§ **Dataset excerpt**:
%%

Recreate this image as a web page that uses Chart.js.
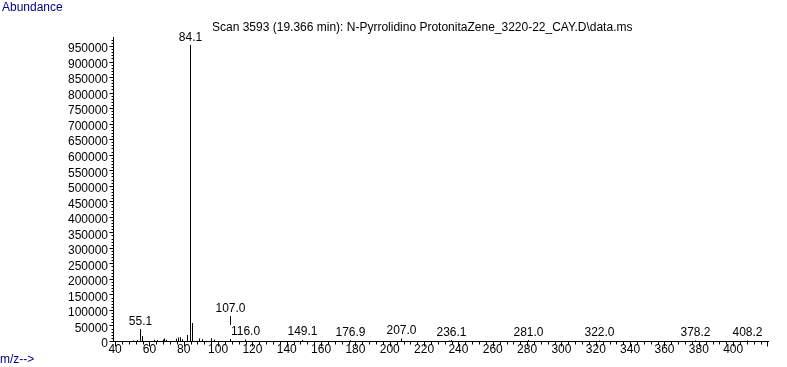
<!DOCTYPE html>
<html>
<head>
<meta charset="utf-8">
<script src="https://cdn.jsdelivr.net/npm/chart.js@4.4.1/dist/chart.umd.min.js"></script>
<style>
  html, body { margin: 0; padding: 0; background: #ffffff; }
  canvas { display: block; }
</style>
</head>
<body>
<canvas id="spectrum" width="787" height="367"></canvas>
<script>
// peaks (m/z, abundance)
const mz = [51, 53, 55.1, 56, 63, 65, 68, 69, 70, 76, 77, 78, 79, 82, 84.1, 85, 89, 91, 96, 98,
  107, 116, 149.1, 176.9, 207, 235, 236.1, 281, 322, 378.2, 408.2];
const abundance = [2000, 3000, 38500, 16000, 4000, 3000, 5000, 8000, 4000, 7000, 11000, 12000, 6000, 19000, 953000, 58000, 8000, 6000, 9000, 4000,
  80500, 4500, 3500, 2500, 8000, 1500, 3000, 3000, 1500, 1500, 2000];
// text printed above a peak (null = no label)
const peakLabels = [null, null, "55.1", null, null, null, null, null, null, null, null, null, null, null, "84.1", null, null, null, null, null,
  "107.0", "116.0", "149.1", "176.9", "207.0", null, "236.1", "281.0", "322.0", "378.2", "408.2"];

const xTicks = [40, 60, 80, 100, 120, 140, 160, 180, 200, 220, 240, 260, 280, 300, 320, 340, 360, 380, 400, 420];
const yTicks = [0, 50000, 100000, 150000, 200000, 250000, 300000, 350000, 400000, 450000, 500000,
  550000, 600000, 650000, 700000, 750000, 800000, 850000, 900000, 950000];

const titleText = "Scan 3593 (19.366 min): N-Pyrrolidino ProtonitaZene_3220-22_CAY.D\\data.ms";
const FONT = "12px 'Liberation Sans', Arial, sans-serif";
const NAVY = "#00008b";

Chart.defaults.font.family = "'Liberation Sans', Arial, sans-serif";
Chart.defaults.font.size = 12;
Chart.defaults.color = "#000000";

// keep the 1px sticks on whole pixels so they stay sharp
const crispBars = {
  id: "crispBars",
  beforeDatasetsDraw(chart) {
    chart.getDatasetMeta(0).data.forEach((el) => {
      el.x = Math.floor(el.x) + 0.5;
    });
  },
};

// small minor/major ticks like the instrument software draws them
const tickMarks = {
  id: "tickMarks",
  afterDraw(chart) {
    const ctx = chart.ctx;
    const xs = chart.scales.x;
    const ys = chart.scales.y;
    const axisY = Math.round(ys.getPixelForValue(0)) + 0.5;
    const axisX = Math.round(xs.left) + 0.5;
    ctx.save();
    ctx.strokeStyle = "#000000";
    ctx.lineWidth = 1;
    ctx.beginPath();
    for (let v = 40; v <= 420; v += 4) {
      const px = Math.round(xs.getPixelForValue(v)) + 0.5;
      const len = v % 20 === 0 ? 5 : 3;
      ctx.moveTo(px, axisY);
      ctx.lineTo(px, axisY + len);
    }
    for (let v = 0; v <= ys.max; v += 10000) {
      const py = Math.round(ys.getPixelForValue(v)) + 0.5;
      const len = v % 50000 === 0 ? 4 : 2;
      ctx.moveTo(axisX, py);
      ctx.lineTo(axisX - len, py);
    }
    ctx.stroke();
    ctx.restore();
  },
};

// peak labels, each on a white box that reaches down to its own peak top
const peakText = {
  id: "peakText",
  afterDatasetsDraw(chart) {
    const ctx = chart.ctx;
    const meta = chart.getDatasetMeta(0);
    ctx.save();
    ctx.font = FONT;
    ctx.textAlign = "center";
    ctx.textBaseline = "middle";
    peakLabels.forEach((txt, i) => {
      if (!txt) return;
      const el = meta.data[i];
      const top = Math.floor(el.y);
      const cy = top - 7;
      const w = ctx.measureText(txt).width;
      ctx.fillStyle = "#ffffff";
      ctx.fillRect(el.x - w / 2 - 2, cy - 7, w + 4, top - (cy - 7));
      ctx.fillStyle = "#000000";
      ctx.fillText(txt, el.x, cy);
    });
    ctx.restore();
  },
};

// title, axis captions
const captions = {
  id: "captions",
  afterDraw(chart) {
    const ctx = chart.ctx;
    ctx.save();
    ctx.font = FONT;
    ctx.textBaseline = "middle";
    ctx.textAlign = "left";
    ctx.fillStyle = NAVY;
    ctx.fillText("Abundance", 2, 8);
    ctx.fillText("m/z-->", 0, 360);
    ctx.fillStyle = "#000000";
    ctx.fillText(titleText, 212, 28);
    ctx.restore();
  },
};

const ctx = document.getElementById("spectrum");
const chart = new Chart(ctx, {
  type: "bar",
  data: {
    datasets: [
      {
        data: mz.map((m, i) => ({ x: m, y: abundance[i] })),
        backgroundColor: "#000000",
        borderWidth: 0,
        barThickness: 1,
        inflateAmount: 0,
      },
    ],
  },
  options: {
    responsive: false,
    animation: false,
    devicePixelRatio: 1,
    layout: { padding: { top: 37, right: 19, left: 0, bottom: 0 } },
    plugins: {
      legend: { display: false },
      tooltip: { enabled: false },
    },
    scales: {
      x: {
        type: "linear",
        offset: false,
        min: 38.8,
        max: 420.3,
        grid: { display: false, drawTicks: false, offset: false },
        border: { display: true, color: "#000000", width: 1 },
        ticks: {
          color: "#000000",
          padding: 1,
          maxRotation: 0,
          autoSkip: false,
          callback: (v) => (v === 420 ? "" : String(v)),
        },
        afterBuildTicks: (s) => {
          s.ticks = xTicks.map((v) => ({ value: v }));
        },
        afterFit: (s) => {
          s.height = 26;
        },
      },
      y: {
        min: 0,
        max: 979000,
        grid: { display: false, drawTicks: false },
        border: { display: true, color: "#000000", width: 1 },
        ticks: {
          color: "#000000",
          padding: 5,
          labelOffset: 3,
          autoSkip: false,
          callback: (v) => String(v),
        },
        afterBuildTicks: (s) => {
          s.ticks = yTicks.map((v) => ({ value: v }));
        },
        afterFit: (s) => {
          s.width = 113;
        },
      },
    },
  },
  plugins: [crispBars, tickMarks, peakText, captions],
});
</script>
</body>
</html>
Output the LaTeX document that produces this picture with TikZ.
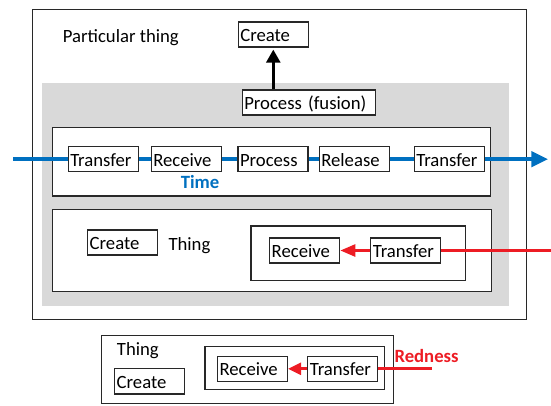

%%

Go through the records and show every line with the string "that" in it.

§ **Response to the task**:
Recreate this image as a web page that uses Chart.js.
// peak labels, each on a white box that reaches down to its own peak top
Output the LaTeX document that produces this picture with TikZ.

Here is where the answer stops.